Webster's Revised Unabridged Dictionary · 1913

Spade

Spade , noun

[Compare Spay, n.]

1.
(Zoology) A hart or stag three years old.
2.
A castrated man or beast.

Spade , noun

[Anglo-Saxon spaed; spada; akin to Dutch spade, German spaten, Icelandic spaei, Danish & Swedish spade, Latin spatha a spatula, a broad two-edged sword, a spathe, Greek spa`qh.

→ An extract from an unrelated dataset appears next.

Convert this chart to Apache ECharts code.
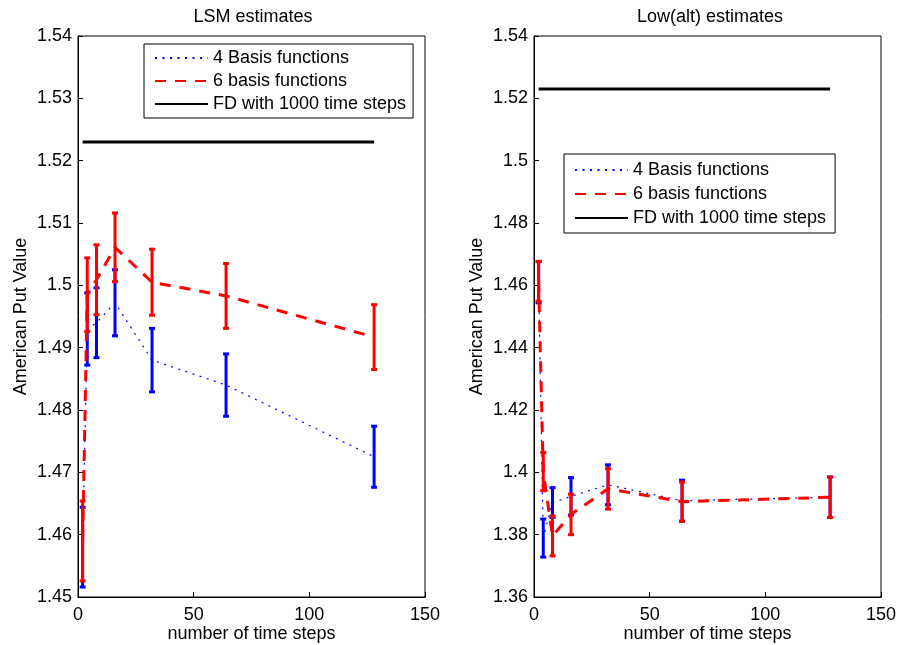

Compare Epaulet, Spade at cards, Spathe, Spatula.]

1.
An implement for digging or cutting the ground, consisting usually of an oblong and nearly rectangular blade of iron, with a handle like that of a shovel.
With spade and pickax armed. — Milton
2.
One of that suit of cards each of which bears one or more figures resembling a spade.
“Let spades be trumps!” she said. — Pope
3.
A cutting instrument used in flensing a whale.
Collocations (2)
Spade bayonet , a bayonet with a broad blade which may be used digging; -- called also trowel bayonet.
Spade handle (Machinery) , the forked end of a connecting rod in which a pin is held at both ends. See Illust. of Knuckle joint, under Knuckle.

Spade (spād) , transitive verb

To dig with a spade; to pare off the sward of, as land, with a spade.